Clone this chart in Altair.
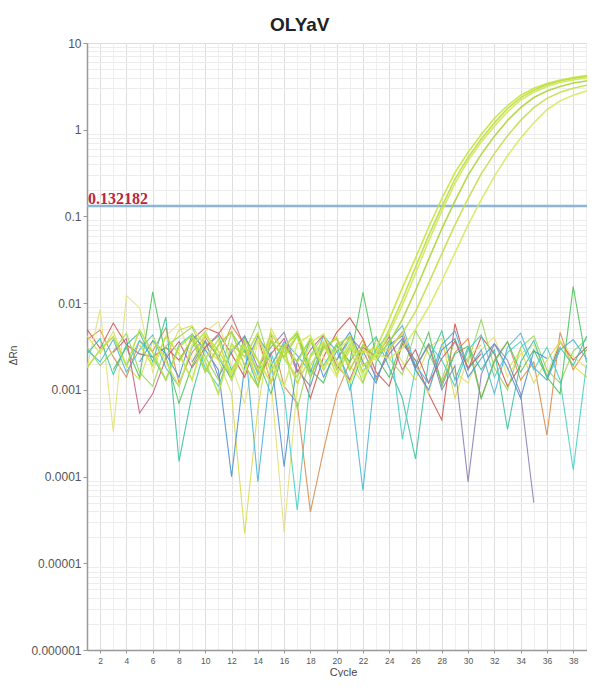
import altair as alt
import pandas as pd

cycles = list(range(1, 41))
threshold = 0.132182

# ---- background (non-amplifying) wells ----
n_red = [0.005, 0.003, 0.0059, 0.0033, 0.0026, 0.0024, 0.0031, 0.0022, 0.0038, 0.0052,
         0.0045, 0.0026, 0.0014, 0.0041, 0.0012, 0.0033, 0.0021, 0.0008, 0.0024, 0.0046,
         0.0068, 0.0039, 0.0016, 0.0011, 0.0034, 0.0022, 0.0009, 0.00045, 0.0058, 0.0017,
         0.0041, 0.0026, 0.0011, 0.0019, None, 0.0013, 0.0036, 0.0022, 0.0031, 0.0034]
n_orange = [0.0038, 0.0049, 0.0024, 0.0014, 0.0037, 0.0028, 0.0052, 0.0012, 0.0027, 0.0041,
            0.0023, 0.0055, 0.0033, 0.0016, 0.0044, 0.0011, 0.0007, 0.000039, 0.0002, 0.0009,
            0.0021, 0.0038, 0.0013, 0.0029, 0.0047, 0.0018, 0.0034, 0.0012, 0.0027, 0.0039,
            0.0008, 0.0022, 0.0036, 0.0013, 0.0021, 0.0003, 0.0046, 0.0017, 0.0029, 0.0025]
n_paleyellow = [0.0018, 0.0085, 0.00033, 0.0122, 0.0088, 0.0016, 0.0042, 0.0058, 0.0021, 0.0047,
                0.0061, 0.0019, 0.0007, 0.0036, 0.0013, 0.000023, 0.0011, 0.0039, 0.0024, 0.0014,
                0.0043, 0.0022, 0.0035, None, None, 0.0018, 0.0009, 0.0033, 0.0016, 0.0012,
                0.0029, 0.0041, 0.0014, 0.0026, 0.0033, 0.0015, 0.0037, 0.0024, 0.0018, 0.0031]
n_yellow = [0.0042, 0.0026, 0.0047, 0.0019, 0.0013, 0.0036, 0.0024, 0.0049, 0.0055, 0.0031,
            0.0022, 0.0009, 0.000022, 0.0006, 0.0051, 0.0027, 0.0043, 0.0016, 0.0029, 0.0041,
            0.0019, 0.0012, 0.0028, 0.0037, 0.0021, 0.0013, 0.0031, 0.0039, 0.0008, 0.0024,
            0.0033, None, 0.0017, 0.0029, 0.0012, 0.0022, 0.0036, 0.0019, 0.0014, 0.0028]
n_lightgreen = [0.0031, 0.0019, 0.0028, 0.0045, 0.0016, 0.0011, 0.0032, 0.0041, 0.0053, 0.0024,
                0.0013, 0.0046, 0.0027, 0.0061, 0.0019, 0.0034, 0.0006, 0.0025, 0.0042, 0.0017,
                0.0031, 0.0012, 0.0039, 0.0023, 0.0015, 0.0048, 0.0026, 0.0013, 0.0037, 0.0021,
                0.0065, 0.0018, 0.0010, 0.0031, 0.0042, 0.0017, 0.0012, 0.0028, 0.0038, 0.0036]
n_green = [None, None, 0.0017, 0.0031, 0.0014, 0.0135, 0.0024, 0.0007, 0.0019, 0.0036,
           0.0025, 0.0013, 0.0041, 0.0022, 0.0009, 0.0031, 0.0045, 0.0017, 0.0012, 0.0033,
           0.0021, 0.0133, 0.0024, 0.0014, 0.0037, 0.0019, 0.0046, 0.0011, 0.0026, 0.0032,
           0.0008, 0.0021, 0.0036, 0.0016, 0.0029, 0.0014, 0.0009, 0.0155, 0.0021, 0.0029]
n_teal = [0.0026, 0.0039, 0.0015, 0.0033, 0.0046, 0.0021, 0.0069, 0.00015, 0.0009, 0.0031,
          0.0042, 0.0017, 0.0029, 0.0011, 0.0037, 0.0023, 0.0014, 0.0039, 0.0019, 0.0034,
          0.0010, 0.0027, 0.0041, 0.0018, 0.0008, 0.00016, 0.0022, 0.0048, 0.0013, 0.0031,
          0.0017, 0.0029, 0.00035, 0.0021, 0.0037, 0.0014, 0.0031, 0.0019, 0.0041, 0.0028]
n_aqua = [None, None, None, 0.0019, 0.0037, 0.0024, 0.0013, 0.0033, 0.0044, 0.0018,
          0.0011, 0.0029, 0.0041, 0.0015, 0.0027, 0.0009, 0.000041, 0.0014, 0.0034, 0.0022,
          0.0038, 0.0016, 0.0029, 0.0045, 0.00027, 0.0018, 0.0034, 0.0022, 0.0011, 0.0029,
          0.0043, 0.0014, 0.0027, 0.0036, 0.0017, 0.0031, 0.0013, 0.00012, 0.0019, 0.0031]
n_cyan = [0.0029, 0.0021, 0.0038, 0.0016, 0.0029, 0.0043, 0.0018, 0.0011, 0.0031, 0.0047,
          0.0023, 0.0014, 0.0037, 0.000087, 0.0019, 0.0036, 0.0025, 0.0016, 0.0042, 0.0028,
          0.0013, 0.000069, 0.0021, 0.0037, 0.0055, 0.0019, 0.0012, 0.0033, 0.0048, 0.0017,
          0.0029, 0.0009, 0.0031, 0.0045, 0.0018, 0.0013, 0.0029, 0.0038, 0.0023, 0.0021]
n_blue = [None, None, None, None, 0.0021, 0.0037, 0.0026, 0.0014, 0.0044, 0.0029,
          0.0017, 0.0001, 0.0019, 0.0041, 0.0024, 0.00013, 0.0022, 0.0038, 0.0014, 0.0028,
          0.0046, 0.0021, 0.0012, 0.0033, 0.0042, 0.0017, 0.0010, 0.0029, 0.0039, 0.0014,
          0.0023, 0.0034, 0.0018, 0.0008, 0.0028, 0.0023, None, None, None, None]
n_purple = [None, None, None, None, None, None, None, None, 0.0021, 0.0037,
            0.0014, 0.0027, 0.0042, 0.0018, 0.0031, 0.0046, 0.0017, 0.0011, 0.0033, 0.0022,
            0.0041, 0.0028, 0.0014, 0.0026, 0.0039, 0.0018, 0.0033, 0.0010, 0.0019, 0.000087,
            0.0015, 0.0034, 0.0022, 0.0009, 0.00005, None, None, None, None, None]
n_rose = [None, None, 0.0027, 0.0039, 0.00054, 0.0009, 0.0023, 0.0036, 0.0018, 0.0031,
          0.0044, 0.0072, 0.0031, 0.0013, 0.0026, 0.0039, 0.0016, 0.0029, 0.0043, 0.0019,
          0.0013, 0.0031, 0.0024, 0.0041, 0.0017, 0.0029, 0.0012, 0.0023, 0.0036, 0.0018,
          0.0026, None, None, None, None, None, None, None, None, None]

# ---- amplifying wells ----
a1 = [None, None, None, None, 0.0033, 0.0019, 0.0041, 0.0026, 0.0013, 0.0044,
      0.0028, 0.0016, 0.0037, 0.0022, 0.0012, 0.0031, 0.0047, 0.0019, 0.0034, 0.0015,
      0.0029, 0.0027, 0.003, 0.0065, 0.015, 0.033, 0.075, 0.16, 0.32, 0.55,
      0.88, 1.35, 1.9, 2.5, 3.0, 3.4, 3.75, 4.0, 4.2, 4.3]
a2 = [0.0018, 0.0029, 0.0041, 0.0019, 0.0049, 0.0027, 0.0013, 0.0031, 0.0043, 0.0021,
      0.0009, 0.0034, 0.0024, 0.0045, 0.0016, 0.0031, 0.0021, 0.0039, 0.0017, 0.0033,
      0.0041, 0.0019, 0.0025, 0.005, 0.011, 0.026, 0.06, 0.13, 0.27, 0.48,
      0.78, 1.2, 1.75, 2.35, 2.85, 3.3, 3.65, 3.9, 4.1, 4.2]
a3 = [None, None, None, None, None, 0.0041, 0.0021, 0.0011, 0.0033, 0.0046,
      0.0024, 0.0015, 0.0032, 0.0013, 0.0039, 0.0023, 0.0014, 0.0035, 0.0044, 0.0021,
      0.0012, 0.0029, 0.0022, 0.0045, 0.0095, 0.022, 0.052, 0.115, 0.24, 0.44,
      0.72, 1.1, 1.6, 2.2, 2.7, 3.15, 3.5, 3.75, 3.95, 4.05]
a4 = [None, None, None, None, None, None, None, 0.0021, 0.0039, 0.0016,
      0.0033, 0.0047, 0.0019, 0.0011, 0.0036, 0.0024, 0.0042, 0.0014, 0.0031, 0.0039,
      0.0017, 0.0033, 0.0024, 0.0035, 0.0065, 0.014, 0.032, 0.072, 0.15, 0.3,
      0.52, 0.84, 1.28, 1.8, 2.35, 2.8, 3.15, 3.45, 3.65, 3.8]
a5 = [None, None, None, None, None, None, None, None, None, 0.0023,
      0.0038, 0.0013, 0.0031, 0.0017, 0.0045, 0.0027, 0.0012, 0.0024, 0.0036, 0.0018,
      0.0034, 0.0016, 0.0027, 0.003, 0.0045, 0.008, 0.017, 0.037, 0.08, 0.16,
      0.31, 0.53, 0.85, 1.28, 1.8, 2.3, 2.7, 3.0, 3.25, 3.4]
a6 = [None, None, None, None, None, None, None, None, None, None,
      None, 0.0033, 0.0016, 0.0039, 0.0021, 0.0011, 0.0034, 0.0043, 0.0018, 0.0029,
      0.0038, 0.0014, 0.0026, 0.0023, 0.003, 0.005, 0.009, 0.018, 0.038, 0.08,
      0.155, 0.29, 0.5, 0.8, 1.2, 1.7, 2.15, 2.5, 2.8, 2.95]

series_names = ["red", "orange", "paleyellow", "yellow", "lightgreen", "green", "teal",
                "aqua", "cyan", "blue", "purple", "rose",
                "amp1", "amp2", "amp3", "amp4", "amp5", "amp6"]
series_kinds = ["noise"] * 12 + ["amp"] * 6
series_colors = ["#d0544c", "#d98b4b", "#e4e078", "#dcda52", "#96d65a", "#4ec45c", "#3cc2a0",
                 "#46cfc6", "#4ab6dc", "#4a94d2", "#8a82b6", "#c8607a",
                 "#c6e43c", "#b8de40", "#d0e858", "#aad63a", "#c2e04e", "#d6ea62"]
series_values = [n_red, n_orange, n_paleyellow, n_yellow, n_lightgreen, n_green, n_teal,
                 n_aqua, n_cyan, n_blue, n_purple, n_rose, a1, a2, a3, a4, a5, a6]

rows = []
for name, kind, vals in zip(series_names, series_kinds, series_values):
    assert len(vals) == len(cycles), name
    seg = 0
    for c, v in zip(cycles, vals):
        if v is None:
            seg += 1
            continue
        rows.append({"series": name, "kind": kind, "seg": f"{name}-{seg}",
                     "cycle": c, "value": v})
df = pd.DataFrame(rows)

thr_df = pd.DataFrame({"t": [threshold], "label": [f"{threshold}"]})

decades = [1e-6, 1e-5, 1e-4, 1e-3, 1e-2, 1e-1, 1, 10]
minors = [m * d for d in decades[:-1] for m in range(2, 10)]

xscale = alt.Scale(domain=[1, 39.05], nice=False, zero=False)
yscale = alt.Scale(type="log", domain=[1e-6, 10], nice=False)

x_axis = alt.Axis(
    values=list(range(1, 40)),
    labelExpr="datum.value % 2 == 0 ? datum.label : ''",
    gridColor={"condition": {"test": "datum.value % 2 == 0", "value": "#dedede"}, "value": "#efefef"},
    tickSize={"condition": {"test": "datum.value % 2 == 0", "value": 3}, "value": 0},
    tickColor="#999999", domainColor="#999999", domainWidth=1.5,
    labelFontSize=8.5, labelColor="#555555", labelPadding=3, labelAngle=0,
    labelFont="Liberation Sans",
    title="Cycle", titleX=256, titleY=25, titleFontSize=11, titleFontWeight="normal",
    titleColor="#444444", titleBaseline="alphabetic", titleAlign="center",
    titleFont="Liberation Sans",
)

y_axis = alt.Axis(
    values=decades, format="~f",
    gridColor={"condition": {"test": "datum.value > 5", "value": "#aaaaaa"}, "value": "#d6d6d6"},
    tickSize=4, tickColor="#999999", domainColor="#999999", domainWidth=1.5,
    labelFontSize=12, labelColor="#555555", labelPadding=2, labelFont="Liberation Sans",
    title="ΔRn", titleX=-74, titleY=312, titleAngle=270, titleFontSize=10,
    titleFontWeight="normal", titleAlign="center", titleBaseline="middle",
    titleColor="#444444", titleFont="Liberation Sans",
)

minor_axis = alt.Axis(orient="right", values=minors, grid=True, gridColor="#ececec",
                      labels=False, ticks=False, domain=False, title=None)

lines = alt.Chart(df).mark_line(clip=True, opacity=0.9).encode(
    x=alt.X("cycle:Q", scale=xscale, axis=x_axis),
    y=alt.Y("value:Q", scale=yscale, axis=y_axis),
    color=alt.Color("series:N", scale=alt.Scale(domain=series_names, range=series_colors), legend=None),
    strokeWidth=alt.StrokeWidth("kind:N", scale=alt.Scale(domain=["noise", "amp"], range=[1.1, 1.6]), legend=None),
    detail="seg:N",
    order="cycle:Q",
)

rule = alt.Chart(thr_df).mark_rule(color="#8fb4da", strokeWidth=2.5).encode(
    y=alt.Y("t:Q", scale=yscale, axis=minor_axis),
)

label = alt.Chart(thr_df).mark_text(
    align="left", baseline="alphabetic", dy=-2, font="Liberation Serif",
    fontWeight="bold", fontSize=16, color="#b8283c",
).encode(
    x=alt.value(1),
    y=alt.Y("t:Q", scale=yscale, axis=None),
    text="label:N",
)

chart = alt.layer(rule, lines, label).resolve_axis(y="independent").properties(
    width=500, height=607,
    autosize=alt.AutoSizeParams(type="none"),
    padding={"left": 79, "top": 35, "right": 0, "bottom": 27},
    title=alt.TitleParams("OLYaV", anchor="start", frame="group", dx=183, dy=24, offset=11,
                          fontSize=19, fontWeight="bold", font="Liberation Sans",
                          color="#222222", baseline="alphabetic"),
).configure_view(stroke=None).configure(background="white")

chart.save("out.html", embed_options={"renderer": "svg", "actions": False})
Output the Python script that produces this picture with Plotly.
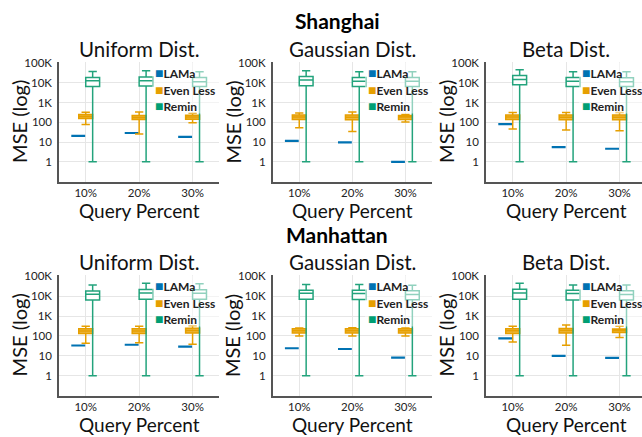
import plotly.graph_objects as go

# ---------------- data ----------------
PCT_LABELS = ["10%", "20%", "30%"]
CATEGORY_INDEX = [0, 1, 2]
METHODS = ["LAMa", "Even Less", "Remin"]
DISTS = ["Uniform Dist.", "Gaussian Dist.", "Beta Dist."]
CITIES = ["Shanghai", "Manhattan"]
Y_TICK_VALUES = [1, 10, 100, 1000, 10000, 100000]
Y_TICK_LABELS = ["1", "10", "100", "1K", "10K", "100K"]

# box stats: (lower whisker, q1, median, q3, upper whisker) per query percent
SH_UNI_LAMA = [20.5, 29, 18.5]
SH_UNI_EVEN = [(79, 158, 200, 250, 330), (26, 140, 178, 225, 340), (96, 146, 185, 230, 290)]
SH_UNI_REMIN = [(1, 6600, 13000, 19000, 38000), (1, 6900, 13000, 20000, 41000), (1, 6600, 11500, 19000, 37000)]

SH_GAU_LAMA = [11.5, 9.6, 1.0]
SH_GAU_EVEN = [(54, 140, 185, 240, 300), (34, 135, 180, 235, 340), (104, 138, 185, 225, 250)]
SH_GAU_REMIN = [(1, 7300, 14000, 21000, 41000), (1, 6600, 12000, 19000, 37000), (1, 6600, 12000, 19000, 37000)]

SH_BETA_LAMA = [82, 5.6, 4.6]
SH_BETA_EVEN = [(46, 140, 185, 240, 316), (41, 135, 180, 235, 316), (38, 135, 180, 235, 316)]
SH_BETA_REMIN = [(1, 8200, 15000, 24000, 46000), (1, 6600, 12000, 19000, 37000), (1, 6600, 11500, 18500, 37000)]

MH_UNI_LAMA = [33, 36, 29]
MH_UNI_EVEN = [(43, 134, 175, 229, 310), (45, 134, 175, 229, 310), (38, 140, 185, 245, 320)]
MH_UNI_REMIN = [(1, 6300, 12400, 18000, 36000), (1, 7000, 14300, 21800, 44000), (1, 7000, 14000, 21000, 42000)]

MH_GAU_LAMA = [24, 22, 8.1]
MH_GAU_EVEN = [(99, 140, 180, 230, 247), (99, 140, 180, 230, 256), (99, 140, 180, 230, 247)]
MH_GAU_REMIN = [(1, 6900, 14000, 19500, 38000), (1, 6700, 13500, 19500, 38000), (1, 6500, 12000, 18500, 35000)]

MH_BETA_LAMA = [76, 10, 7.8]
MH_BETA_EVEN = [(50, 134, 180, 229, 310), (34, 140, 185, 235, 350), (82, 150, 185, 220, 310)]
MH_BETA_REMIN = [(1, 7000, 14500, 22000, 44000), (1, 6300, 13500, 19500, 36000), (1, 6300, 12000, 18500, 36000)]

PANELS = [
    [(SH_UNI_LAMA, SH_UNI_EVEN, SH_UNI_REMIN), (SH_GAU_LAMA, SH_GAU_EVEN, SH_GAU_REMIN), (SH_BETA_LAMA, SH_BETA_EVEN, SH_BETA_REMIN)],
    [(MH_UNI_LAMA, MH_UNI_EVEN, MH_UNI_REMIN), (MH_GAU_LAMA, MH_GAU_EVEN, MH_GAU_REMIN), (MH_BETA_LAMA, MH_BETA_EVEN, MH_BETA_REMIN)],
]

# ---------------- style / layout ----------------
W, H = 642, 437
FONT = "Lato"
COL_PX = [(59, 219.3), (272.7, 432.0), (486.0, 642.0)]
COL_RANGE = [(-0.5, 2.5), (-0.5, 2.5), (-0.5, 2.42)]
ROW_PX = [(57, 178), (273, 395)]  # top, bottom in px
CITY_Y_PX = [15, 232]
Y_RANGE = [-1, 5.05]
OFFSETS = [-0.14, 0.0, 0.13]
BOX_W = 0.26
C_BLUE, C_ORANGE, C_GREEN = "#0072B2", "#E69F00", "#009E73"

def px2x(p):
    return p / W

def px2y(p):
    return 1 - p / H

fig = go.Figure()
annotations = []
shapes = []

for r in range(2):
    for c in range(3):
        k = r * 3 + c + 1
        xa = "x" if k == 1 else f"x{k}"
        ya = "y" if k == 1 else f"y{k}"
        lama, even, remin = PANELS[r][c]

        xs = [i + OFFSETS[0] for i in CATEGORY_INDEX]
        fig.add_trace(go.Box(
            x=xs, q1=lama, median=lama, q3=lama, lowerfence=lama, upperfence=lama,
            width=BOX_W, name="LAMa", line=dict(color=C_BLUE, width=2.2),
            fillcolor=C_BLUE, whiskerwidth=0.6, showlegend=False, xaxis=xa, yaxis=ya,
        ))
        xs = [i + OFFSETS[1] for i in CATEGORY_INDEX]
        fig.add_trace(go.Box(
            x=xs, lowerfence=[s[0] for s in even], q1=[s[1] for s in even],
            median=[s[2] for s in even], q3=[s[3] for s in even], upperfence=[s[4] for s in even],
            width=BOX_W, name="Even Less", line=dict(color=C_ORANGE, width=1.5),
            fillcolor="rgba(230,159,0,0.75)", whiskerwidth=0.6, showlegend=False, xaxis=xa, yaxis=ya,
        ))
        xs = [i + OFFSETS[2] for i in CATEGORY_INDEX]
        fig.add_trace(go.Box(
            x=xs, lowerfence=[s[0] for s in remin], q1=[s[1] for s in remin],
            median=[s[2] for s in remin], q3=[s[3] for s in remin], upperfence=[s[4] for s in remin],
            width=BOX_W, name="Remin", line=dict(color="#23a37c", width=1.5),
            fillcolor="rgba(255,255,255,0.85)", whiskerwidth=0.6, showlegend=False, xaxis=xa, yaxis=ya,
        ))

        left, right = COL_PX[c]
        top, bottom = ROW_PX[r]
        axis_common = dict(showgrid=True, gridcolor="#e6e6e6", gridwidth=1, zeroline=False,
                           showline=True, linecolor="#555555", linewidth=1.5,
                           tickfont=dict(family=FONT, size=11.5, color="#222222"), ticks="")
        fig.update_layout({
            ("xaxis" if k == 1 else f"xaxis{k}"): dict(
                domain=[px2x(left), px2x(right)], range=list(COL_RANGE[c]), anchor=ya,
                tickmode="array", tickvals=CATEGORY_INDEX, ticktext=PCT_LABELS, **axis_common),
            ("yaxis" if k == 1 else f"yaxis{k}"): dict(
                domain=[px2y(bottom), px2y(top)], range=Y_RANGE, type="log", anchor=xa,
                tickmode="array", tickvals=Y_TICK_VALUES, ticktext=Y_TICK_LABELS, ticklabelstandoff=3,
                **axis_common),
        })

        cx = (left + right) / 2
        if c == 2:
            cx = (486 + 646) / 2
        # subplot title
        annotations.append(dict(text=DISTS[c], x=px2x(cx), y=px2y(top - 13.5), xref="paper", yref="paper",
                                showarrow=False, xanchor="center", yanchor="middle",
                                font=dict(family=FONT, size=20.5, color="#111111")))
        # y axis title
        annotations.append(dict(text="MSE (log)", x=px2x(left - 40), y=px2y((top + bottom) / 2),
                                xref="paper", yref="paper", showarrow=False, textangle=-90,
                                xanchor="center", yanchor="middle",
                                font=dict(family=FONT, size=20, color="#111111")))
        # x axis title
        annotations.append(dict(text="Query Percent", x=px2x(cx), y=px2y(bottom + 29),
                                xref="paper", yref="paper", showarrow=False,
                                xanchor="center", yanchor="middle",
                                font=dict(family=FONT, size=19, color="#111111")))
        # legend background + entries
        rr = 646 if c == 2 else right
        shapes.append(dict(type="rect", xref="paper", yref="paper", layer="above",
                           x0=px2x(rr - 67), x1=px2x(min(rr, 642)), y0=px2y(top + 52), y1=px2y(top),
                           fillcolor="rgba(255,255,255,0.5)", line=dict(width=0)))
        for j, (m, col) in enumerate(zip(METHODS, [C_BLUE, C_ORANGE, C_GREEN])):
            annotations.append(dict(
                text=f"<span style='color:{col};font-size:14px'>■</span><b>{m}</b>",
                x=px2x(rr - 66), y=px2y(top + 10.5 + 16.7 * j), xref="paper", yref="paper",
                showarrow=False, xanchor="left", yanchor="middle",
                font=dict(family=FONT, size=12, color="#222222")))

for r, city in enumerate(CITIES):
    annotations.append(dict(text=f"<b>{city}</b>", x=px2x(337), y=px2y(CITY_Y_PX[r]),
                            xref="paper", yref="paper", showarrow=False,
                            xanchor="center", yanchor="middle",
                            font=dict(family=FONT, size=21, color="#000000")))

fig.update_layout(
    width=W, height=H, margin=dict(l=0, r=0, t=0, b=0),
    paper_bgcolor="white", plot_bgcolor="white",
    boxmode="overlay", showlegend=False,
    annotations=annotations, shapes=shapes,
)

fig.write_html("out.html", config={"displayModeBar": False},
               post_script="document.body.style.margin='0';document.body.style.overflow='hidden';")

-=-=-=-=-

Repeat the lines exactly as they stand, from the opening line of the data through the line with "threshold = 0.132182". Pictures stay out of the copy.

Clone this chart in Altair.
import altair as alt
import pandas as pd

cycles = list(range(1, 41))
threshold = 0.132182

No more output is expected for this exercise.